This abandonment of the people of Grant Road/Gowan Brae is by far the most discouraging element of the bypass story. On the one hand, it indicated an unwillingness on the part of government officials, apparently also our elected representatives, to protect the interests of Island citizens. This is certainly bad enough. On the other hand, an even more troubling consideration is that they, when faced with the prospect of a conflict with the utility, found they were unable to protect the interests of Island citizens. What kind of government puts the interests of a monopoly utility before the interests of constituents? Either one that has assessed its ability to defend Islanders and decides it is too weak, or one that counts the voters in a small community and decides it does not care. This is a low view of politics, but they are the only two explanations I can come up with. If any government officials are reading this, I would like them to know that I would be overjoyed to be proven wrong on this point. Sadly, however, I feel I am right.

And now for one of the more interesting developments of this story. Stonewalled by our government officials and elected representatives, my family did, at this juncture, get an email from Maritime Electric on November 14. It invited us to meet. We did, on November 17, the same day that the letter went out from our legal representative. The contrast between utility responsiveness and government passivity and inaction could not have been more stark. My family, neighbours and I were surprised when Maritime Electric expressed regret at the failed bypass negotiations, and agreed to move the transmission line.

That is right: they agreed to move the transmission line.

They agreed to do this on November 20, and confirmed this intent on November 30.

They provided me with two written statements confirming this intent.

This is why we on Grant-Road/Gowan Brae have been working so hard since last fall to secure a reasonable alternate route. We have done this. Now the utility, with the apparent sanction of the government of Prince Edward Island and the PEI Energy Corporation, is dodging their commitment. Right at the moment of success, they put forth the excuse that they suddenly cannot “rationalize” the very route they have worked with us to secure.

(We are still using private landowner easements, but this time there is compensation. I have made my ethical qualms about this process known in the previous post, so there is no need to restate them here. Readers will note that a future post will discuss the need for designated transmission corridors.)
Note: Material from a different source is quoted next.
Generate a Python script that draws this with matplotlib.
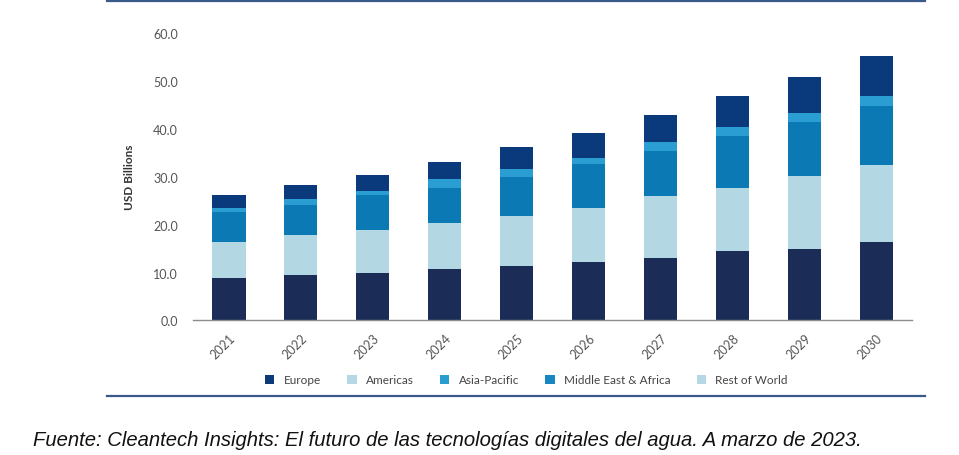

But this “rationalization” is a new step. It is one which was never a part of their process, either stated or implied, until very, very recently in all their correspondence and communications since last November. I have gone through it all with a fine-tooth comb, and in the next post I will document, point by point, the way the utility danced away from their reaffirmed November commitments. I will then put forth possible explanations for the timing of this shift. Maritime Electric’s change in tune was subtle, but it is as unmistakable as a guitar string that goes just a little bit flat in the middle of your favourite song.

If utility officials knew more about rural Prince Edward Island, they would have known that community dances are a lot of fun, but you’d better mind whose toes you step on unless you want a fight to break out.

Sunday, May 6, 2007

Community Disengagement, Part I

When we realized the transmission line was soon to be a reality on Grant Road/Gowan Brae, my family had a series of discussions about what to do. We determined to get some information on what had transpired over the very quiet summer leading up to the fall crisis, and we decided to find out who was responsible for the failure of this important community commitment. I spoke at length with several neighbours about the bypass activities, then I gathered public documents, met and corresponded with two government employees and various individuals at Maritime Electric. Over time, this is what I have put together.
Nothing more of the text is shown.